From Bugzilla Helper: User-Agent: Mozilla/5.0 (compatible; Konqueror/3.4; Linux) KHTML/3.4.0 (like Gecko) Description of problem: In section 4.3.3.2 the sample cdrecord command lines should include the -pad option. This will cause cdrecord to give the same functionality as X-CD-Roast in section 4.3.2.1. This functionality is required to burn Fedora discs that can be read in some of the cheaper and nastier CD-ROM drives. Also please make an appropriate note that omitting the -pad option may result in discs that fail the media check of a Fedora install and may in some situations cause an install to abort. RHL9 isn't supported any more, but the web page is linked from the following URL so it's still current. http://fedora.redhat.com/download/#write Version-Release number of selected component (if applicable): How reproducible: Always Steps to Reproduce: ... Additional info:
Also sometimes the default pad option is not sufficient for some bad CD-ROM drives. One of my CD-ROM drives won't correctly read disks unless I have a pad size of 60 or more sectors so I am currently burning CDs with an 80 sector padding via the padsize=80s option to cdrecord. It is probably worth noting that increasing the padsize is a good idea if the discs are not readable.
Assigning this to the appropriate owner (Fedora component of RH website) as the Getting Started Guide for Red Hat Linux is no longer supported and will not be updated. The actual fedora webpage in question http://fedora.redhat.com/download/) should have the instructions on-page.
Re-assigning to current Fedora web admin.
A new draft document provides burning instructions that could be expanded to include detailed burning instructions for Linux users: http://fedoraproject.org/wiki/Docs/Drafts/BurningDiscs Once that document is graduated from a draft, it can be pointed to from the download instructions instead. The download instructions have themselves moved to: http://fedoraproject.org/wiki/Distribution/Download
This doc is now available at http://docs.fedoraproject.org ("Burning Fedora Discs").

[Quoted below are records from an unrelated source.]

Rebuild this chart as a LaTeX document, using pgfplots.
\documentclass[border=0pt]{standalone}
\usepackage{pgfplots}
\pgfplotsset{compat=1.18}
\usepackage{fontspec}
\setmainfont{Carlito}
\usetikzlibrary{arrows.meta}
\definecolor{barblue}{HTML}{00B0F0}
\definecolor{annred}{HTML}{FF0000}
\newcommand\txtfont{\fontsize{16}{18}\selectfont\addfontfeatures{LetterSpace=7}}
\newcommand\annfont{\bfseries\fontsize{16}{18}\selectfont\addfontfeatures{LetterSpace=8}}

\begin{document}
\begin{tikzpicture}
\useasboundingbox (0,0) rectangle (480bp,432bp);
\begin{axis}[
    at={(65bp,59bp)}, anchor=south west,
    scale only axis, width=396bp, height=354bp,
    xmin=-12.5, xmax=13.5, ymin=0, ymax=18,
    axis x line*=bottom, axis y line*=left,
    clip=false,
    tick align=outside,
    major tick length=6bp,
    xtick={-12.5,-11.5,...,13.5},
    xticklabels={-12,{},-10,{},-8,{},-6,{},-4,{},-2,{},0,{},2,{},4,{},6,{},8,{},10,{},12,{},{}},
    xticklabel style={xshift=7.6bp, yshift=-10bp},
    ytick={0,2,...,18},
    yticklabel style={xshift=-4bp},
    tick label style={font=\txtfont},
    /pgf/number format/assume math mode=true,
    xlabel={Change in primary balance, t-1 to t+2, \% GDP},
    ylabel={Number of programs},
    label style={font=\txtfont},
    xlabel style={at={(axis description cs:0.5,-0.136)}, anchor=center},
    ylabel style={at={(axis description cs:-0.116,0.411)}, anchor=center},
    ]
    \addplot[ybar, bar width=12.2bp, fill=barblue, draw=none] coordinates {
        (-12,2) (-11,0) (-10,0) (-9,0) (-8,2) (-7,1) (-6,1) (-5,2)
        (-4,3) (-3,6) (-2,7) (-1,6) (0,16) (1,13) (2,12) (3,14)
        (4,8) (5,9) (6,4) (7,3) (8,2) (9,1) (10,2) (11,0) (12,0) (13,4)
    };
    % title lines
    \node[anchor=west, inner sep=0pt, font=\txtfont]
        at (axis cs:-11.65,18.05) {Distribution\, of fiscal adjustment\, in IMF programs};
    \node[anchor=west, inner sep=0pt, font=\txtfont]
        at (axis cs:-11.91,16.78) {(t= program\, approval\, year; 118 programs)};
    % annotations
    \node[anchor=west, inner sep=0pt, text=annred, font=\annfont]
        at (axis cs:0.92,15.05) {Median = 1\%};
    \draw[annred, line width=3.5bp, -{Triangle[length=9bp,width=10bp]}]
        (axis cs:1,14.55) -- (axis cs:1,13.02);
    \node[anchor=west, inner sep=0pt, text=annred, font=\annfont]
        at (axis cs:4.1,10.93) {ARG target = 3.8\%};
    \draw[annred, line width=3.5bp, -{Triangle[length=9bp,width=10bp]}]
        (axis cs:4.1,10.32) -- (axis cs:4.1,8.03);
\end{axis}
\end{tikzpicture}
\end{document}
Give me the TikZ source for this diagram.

Reassigning to proper component.
In our current and future Desktop User Guide we cover using the distro's existing burn features to do this work. That is probably the best solution for Linux; we have a very small chance of covering 100% of hardware cases, and a larger chance of screwing someone else up by trying to do so.
Should have noted, we also provide that link in our Burning Discs document.